Health insurance premiums rose more slowly in 2007 than at any other time since 1999, but the 6.1 percent increase still outstripped the rises in workers' wages (3.7 percent) and inflation (2.6 percent), according to a study released this week. There's no relief in sight for workers, who paid almost $3,300 on average for family coverage this year. Forty-five percent of employers polled say they're likely to increase employee premiums next year, with a significant number reporting they plan to increase employee deductibles, copayments, and drug contributions as well.
The annual survey of employer-sponsored plans, conducted by the Kaiser Family Foundation and the Health Research and Educational Trust, has charted the upward trend in healthcare costs for years. "There's no tipping point at which health insurance becomes scientifically unaffordable," Kaiser President Drew Altman said at a press conference announcing the survey results. "But we have reached a point where it's become more unaffordable for more employers and workers."
This year's survey found that the average family policy cost $12,106, a 78 percent increase since 2001. (The typical single policy cost $4,479 in 2007.) In the past six years, the amount that families pay out of pocket in premiums has increased by about $1,500. One of the consequences of higher health insurance costs, Altman noted, has been the rise in the number of uninsured, which reached 47 million in 2006, a 5 percent increase over the previous year.
Although premium costs are widely used to gauge health plan affordability, other expenses can also take big bites out of workers' wallets. In 2007, the average family-plan deductible ranged from $759 in health maintenance organization plans to $3,596 in high-deductible health plans with a savings account option. Copayments for office visits with doctors in the health plan's network ranged from $18 to $30 on average, depending on the type of plan and doctor.

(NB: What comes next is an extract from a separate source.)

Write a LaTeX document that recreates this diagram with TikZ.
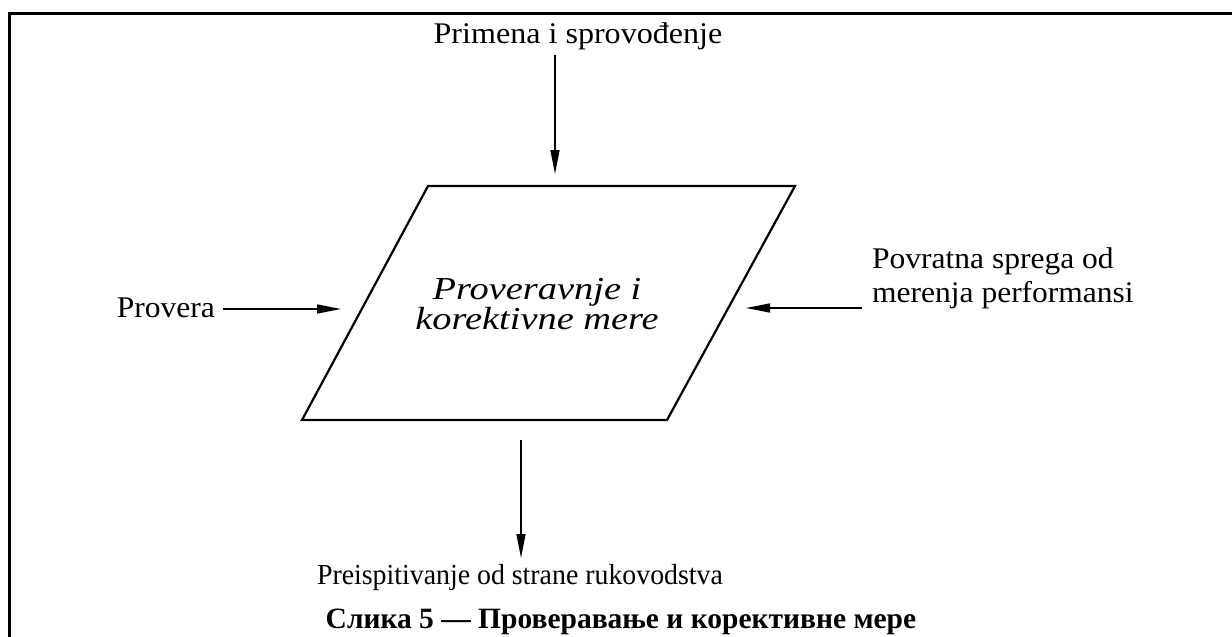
\documentclass[tikz,border=0pt]{standalone}
\usepackage{fontspec}
\setmainfont{Liberation Serif}
\usetikzlibrary{arrows.meta}
% font size with a horizontal stretch factor
\newcommand{\lblsize}[2]{\fontsize{#1}{34}\selectfont\addfontfeature{FakeStretch=#2}}
\begin{document}
\begin{tikzpicture}[x=1pt,y=-1pt,
  lbl/.style={inner sep=0pt,anchor=base},
  flow/.style={line width=1.5pt,-{Triangle[length=24pt,width=9pt]}},
  frame/.style={line width=3pt},
  shapeline/.style={line width=2.2pt,line join=miter}]
\useasboundingbox (0,0) rectangle (1232,637);

% open frame
\draw[frame] (9,640) -- (9,13) -- (1235,13);

% central parallelogram
\coordinate (ptl) at (428,186);
\coordinate (ptr) at (795,186);
\coordinate (pbr) at (667,420);
\coordinate (pbl) at (302,420);
\draw[shapeline] (ptl) -- (ptr) -- (pbr) -- (pbl) -- cycle;
\node[inner sep=0pt,align=center,
  font=\fontsize{32}{29.5}\selectfont\itshape\addfontfeature{FakeStretch=1.2}]
  (core) at (537,304) {Proveravnje i\\korektivne mere};

% labels
\node[lbl,font=\lblsize{30}{1.07}] (impl) at (578,43) {Primena i sprovođenje};
\node[lbl,anchor=base east,font=\lblsize{30}{1.05}] (check) at (215,317) {Provera};
\node[lbl,anchor=base west,align=left,font=\lblsize{30}{1.05}] (perf) at (872,302)
  {Povratna sprega od\\merenja performansi};
\node[lbl,font=\lblsize{29}{0.96}] (review) at (520,584) {Preispitivanje od strane rukovodstva};
\node[lbl,font=\fontsize{29.5}{30}\selectfont\bfseries]
  (caption) at (621,628) {Слика 5 — Проверавање и корективне мере};

% arrow end points
\coordinate (implA) at (555,55);
\coordinate (implB) at (555,174);
\coordinate (checkA) at (223,309);
\coordinate (checkB) at (341,309);
\coordinate (perfA) at (862,308);
\coordinate (perfB) at (746,308);
\coordinate (revA) at (521,440);
\coordinate (revB) at (521,558);

\draw[flow] (implA) -- (implB);
\draw[flow] (checkA) -- (checkB);
\draw[flow] (perfA) -- (perfB);
\draw[flow] (revA) -- (revB);
\end{tikzpicture}
\end{document}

These other costs are likely to rise next year, too, according to the survey. Forty-four percent of employers said they're likely to increase how much employees pay for prescription drugs. An additional 37 percent said they planned to increase deductibles, and 42 percent said they plan to increase copayments for office visits. The good news, such as it is: Only 3 percent of companies said they were very or somewhat likely to drop coverage altogether.
About 158 million people receive health coverage through their employer. The 2007 Kaiser/HRET study surveyed more than 3,000 randomly selected companies with more than three workers.
The Bush administration has touted health savings accounts, which it says could help bring healthcare costs under control. But employers don't seem to have bought that argument. This year, just 10 percent of companies offered high-deductible health plans with a savings option, which covered about 5 percent of workers. Twenty-four percent of companies said they're at least somewhat likely to offer this type of plan next year. "The [moderate rise] in premiums hasn't pushed employers to make changes as quickly as they might have otherwise," said study coauthor Gary Claxton, a vice president at Kaiser. "But insurers are still trying to sell these. It's really their only new thing. Over the next few years we'll see if it picks up."